Nicolas Sarkozy, homme d’action et de résultats immédiats, entretient des rapports assez particuliers avec l’Histoire et la mémoire.
Un jour, la lettre de Guy Môquet (sans qu’elle soit replacée dans son contexte historique), un autre, la mémoire d’un enfant de la Shoah.

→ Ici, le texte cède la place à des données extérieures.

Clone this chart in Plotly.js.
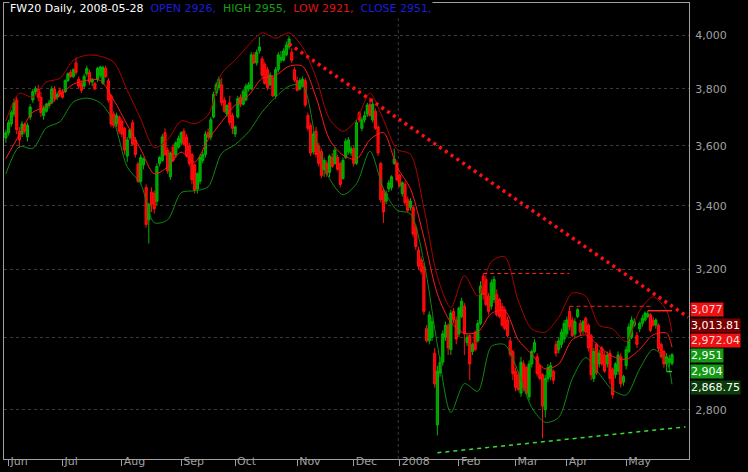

Et puis demain, une victime du Darfour ? ou de la colonisation ? Ah non, pas de la colonisation, n’oublions pas qu’elle a eu un rôle positif.
Pourquoi une telle lecture de l’Histoire, sous l’angle de la victimisation et de l’émotion ? Enseigner le sens de l’Histoire, n’est ce pas plutôt expliquer l’enchaînement des causes et des conséquences, prendre du recul et resituer dans un contexte, bref, proposer une lecture pédagogique et dépassionnée ? Parce que s’il faut faire appel à l’émotion pour éviter que l’on reproduise les erreurs du passé, que reste-t-il quand l’émotion s’estompe ? Faut-il se servir du souvenir d’autres victimes pour maintenir l’attention ?
Mais, finalement, Nicolas Sarkozy s’intéresse-t-il vraiment à la réalité historique ? Elle semble surtout être pour lui un fonds de commerce qu’il utilise au gré des besoins :
- S’inscrire dans la lignée de grandes figures historiques (Jaurès, Blum, De Gaulle, Jeanne d’Arc…) pour se construire une stature d’homme d’Etat ;
- Glorifier le passé national (nous n’avons pas à rougir de notre passé, non à la repentance, etc.) pour fédérer un peuple autour de valeurs communes et, accessoirement, ratisser sur les terres lepénistes ;
- Réécrire le passé, en s’appropriant l’esprit du Front Populaire, et en stigmatisant de manière absurde et anachronique l’ « esprit de 1968 » (qui serait la cause de tous les maux actuels de notre société).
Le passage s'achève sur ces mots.